The Society for Human Resource Management (SHRM) blog says one in five Americans has a disability, and one in eight Americans is 65 and older. “If your website isn’t accessible to them, you could be losing out on potential job candidates or new customers, and exposing yourself to legal risk.”
SHRM offered employers the following advice for making the hiring process more inclusive:
· Consider Screen Reader Compatibility
Most operating systems today include a built-in screen reader that you can use to test your website, including Narrator on Windows and Voiceover on Mac OSX. For this assistive technology to work, it’s important to include detailed, consistent navigational elements in a web page structure, such as headers, titles, and lists, also called content structure. This article on WebAim.com explains content structure in more detail.
· Video Captions
Include captions and transcripts for all media, such as online videos, including Facebook Live, YouTube, and event videos.

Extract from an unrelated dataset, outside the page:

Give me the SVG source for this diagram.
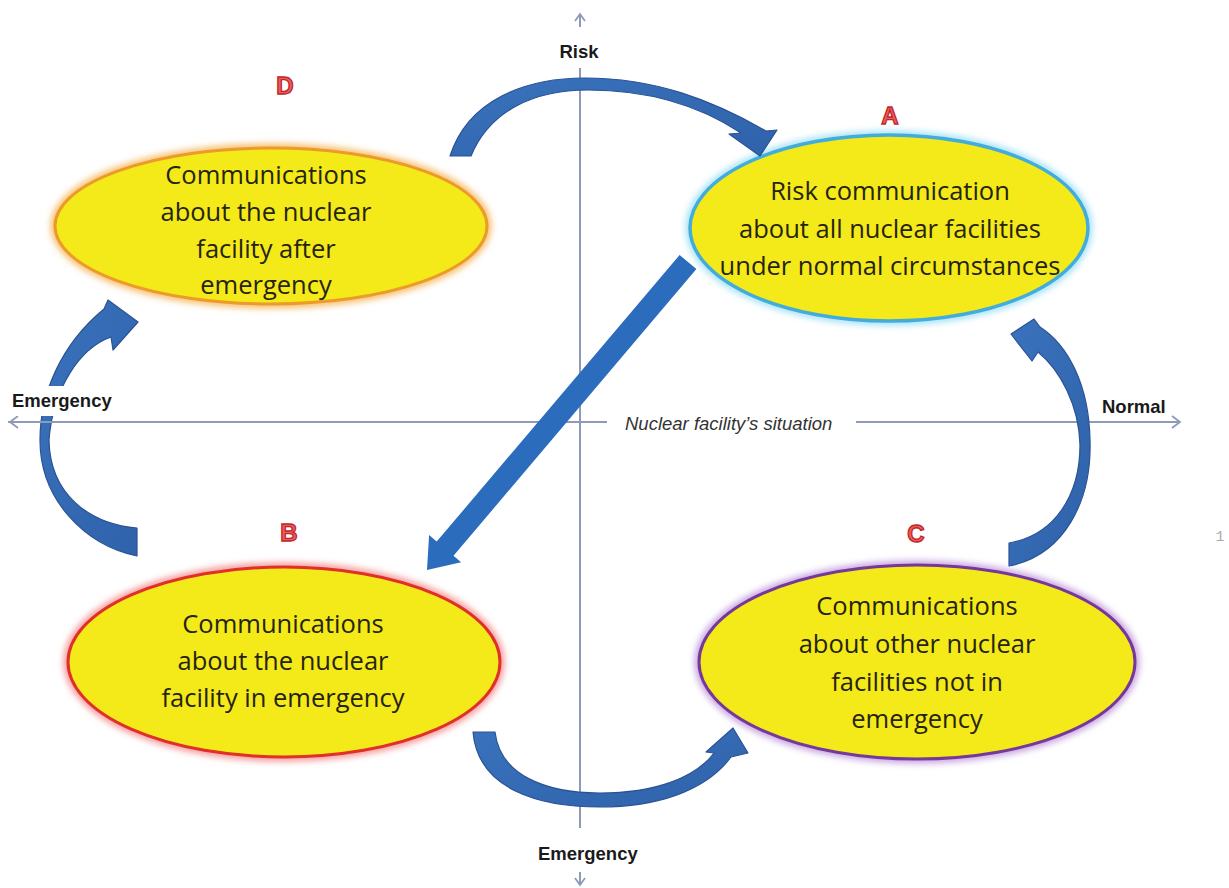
<svg xmlns="http://www.w3.org/2000/svg" width="1229" height="888" viewBox="0 0 1229 888">
<defs>
<filter id="glow" x="-20%" y="-20%" width="140%" height="140%"><feGaussianBlur stdDeviation="3"/></filter>
<linearGradient id="blue" x1="0" y1="0" x2="1" y2="1"><stop offset="0" stop-color="#3a72bd"/><stop offset="1" stop-color="#2f62aa"/></linearGradient>
</defs>
<style>
.axis{stroke:#8e9ab8;stroke-width:2;fill:none}
.chev{stroke:#8e9ab8;stroke-width:1.8;fill:none}
.axlab{font-family:"Liberation Sans",Arial,sans-serif;font-weight:bold;font-size:18.5px;fill:#1a1a1a}
.sit{font-family:"Liberation Sans",Arial,sans-serif;font-style:italic;font-size:18.5px;fill:#333}
.body{font-family:"Open Sans","Liberation Sans",sans-serif;font-size:25.5px;fill:#262410;text-anchor:middle}
.letter{font-family:"Liberation Sans",Arial,sans-serif;font-weight:bold;font-size:24px;fill:#e6605a;stroke:#c4232a;stroke-width:1.3;text-anchor:middle}
.fill{fill:#f4ea1a}
.arc{fill:url(#blue);stroke:#2a5394;stroke-width:1.2;stroke-linejoin:round}
</style>
<rect width="1229" height="888" fill="#ffffff"/>

<g id="axes">
<line class="axis" x1="580" y1="68" x2="580" y2="828"/>
<line class="axis" x1="580" y1="14" x2="580" y2="27"/>
<polyline class="chev" points="575,21 580,14 585,21"/>
<line class="axis" x1="580" y1="872" x2="580" y2="885"/>
<polyline class="chev" points="575,878 580,885 585,878"/>
<line class="axis" x1="10" y1="422" x2="607" y2="422"/>
<polyline class="chev" points="18,416 10,422 18,428"/>
<line class="axis" x1="856" y1="422" x2="1180" y2="422"/>
<polyline class="chev" points="1172,416 1180,422 1172,428"/>
<text class="axlab" x="579" y="58" text-anchor="middle">Risk</text>
<text class="axlab" x="1102" y="413">Normal</text>
<text class="axlab" x="538" y="860">Emergency</text>
<text class="sit" x="625" y="430">Nuclear facility’s situation</text>
</g>

<g id="node-D">
<ellipse cx="271" cy="226" rx="216" ry="78" fill="none" stroke="#f7c070" stroke-width="9" filter="url(#glow)"/>
<ellipse class="fill" cx="271" cy="226" rx="216" ry="78" stroke="#ec9a2a" stroke-width="3"/>
<text class="letter" x="285" y="94">D</text>
<text class="body" x="266" y="184">Communications</text>
<text class="body" x="266" y="221">about the nuclear</text>
<text class="body" x="266" y="258">facility after</text>
<text class="body" x="266" y="294">emergency</text>
</g>

<g id="node-A">
<ellipse cx="889" cy="228" rx="199" ry="93" fill="none" stroke="#a6e2f6" stroke-width="9" filter="url(#glow)"/>
<ellipse class="fill" cx="889" cy="228" rx="199" ry="93" stroke="#42acdc" stroke-width="3.5"/>
<text class="letter" x="890" y="124">A</text>
<text class="body" x="890" y="200">Risk communication</text>
<text class="body" x="890" y="238">about all nuclear facilities</text>
<text class="body" x="890" y="275">under normal circumstances</text>
</g>

<g id="node-B">
<ellipse cx="284" cy="662" rx="216" ry="95" fill="none" stroke="#f59a9a" stroke-width="9" filter="url(#glow)"/>
<ellipse class="fill" cx="284" cy="662" rx="216" ry="95" stroke="#e0302a" stroke-width="3"/>
<text class="letter" x="289" y="541">B</text>
<text class="body" x="283" y="633">Communications</text>
<text class="body" x="283" y="670">about the nuclear</text>
<text class="body" x="283" y="707">facility in emergency</text>
</g>

<g id="node-C">
<ellipse cx="917" cy="662" rx="218" ry="97" fill="none" stroke="#c8a4e2" stroke-width="9" filter="url(#glow)"/>
<ellipse class="fill" cx="917" cy="662" rx="218" ry="97" stroke="#76399a" stroke-width="3"/>
<text class="letter" x="916" y="542">C</text>
<text class="body" x="917" y="615">Communications</text>
<text class="body" x="917" y="653">about other nuclear</text>
<text class="body" x="917" y="691">facilities not in</text>
<text class="body" x="917" y="728">emergency</text>
</g>

<g id="connectors">
<path id="arc-D-A" class="arc" d="M 450,156 C 468,100 525,78 585,78 C 655,78 712,100 766,131 L 777,130 L 760,156 L 729,134 L 741,133 C 700,106 650,90 588,90 C 535,90 490,110 471,156 Z"/>
<polygon id="arrow-A-B" fill="#2b6cbd" points="679.6,254.9 696.4,269.1 453.5,555.8 461.1,562.3 427,570 429.1,535.1 436.7,541.6"/>
<path id="arc-B-D" class="arc" d="M 137,556 C 85,545 40,500 40,440 C 40,395 60,345 104,309 L 108,300 L 138,322 L 113,350 L 111,337 C 80,348 53,388 49,440 C 50,495 90,524 137,528 Z"/>
<path id="arc-C-A" class="arc" d="M 1009,566 C 1065,555 1092,500 1090,440 C 1089,385 1068,345 1040,327 L 1034,319 L 1011,334 L 1032,361 L 1038,352 C 1060,370 1079,405 1080,445 C 1080,495 1055,535 1009,543 Z"/>
<path id="arc-B-C" class="arc" d="M 473,732 C 478,790 540,807 600,807 C 655,807 705,792 731,757 L 748,753 L 733,728 L 706,752 L 714,753 C 695,778 655,793 600,793 C 545,793 500,775 495,732 Z"/>
</g>

<g id="labels-over">
<rect x="8" y="386" width="110" height="30" fill="#ffffff"/>
<line class="axis" x1="8" y1="422" x2="120" y2="422"/>
<text class="axlab" x="12" y="407">Emergency</text>
<text x="1220" y="541" font-family="Liberation Mono,monospace" font-size="15" fill="#aaaaaa" text-anchor="middle">1</text>
</g>
</svg>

· Offer Extended Time to Complete Assessments
Many people using assistive technology require extra time to navigate a website and complete tasks. For web pages with time limits, the user should have options to turn off, adjust, or extend that time limit.
· Color Contrasts
Did you know that red–green color blindness affects as many as eight percent of males? Low-vision conditions also increase with age. Helpful tools include Chromatic Vision Simulator, which shows what your site looks like to people with colour blindness, and VisionSim, which simulates conditions like macular degeneration, diabetic retinopathy, retinitis pigmentosa and cataracts.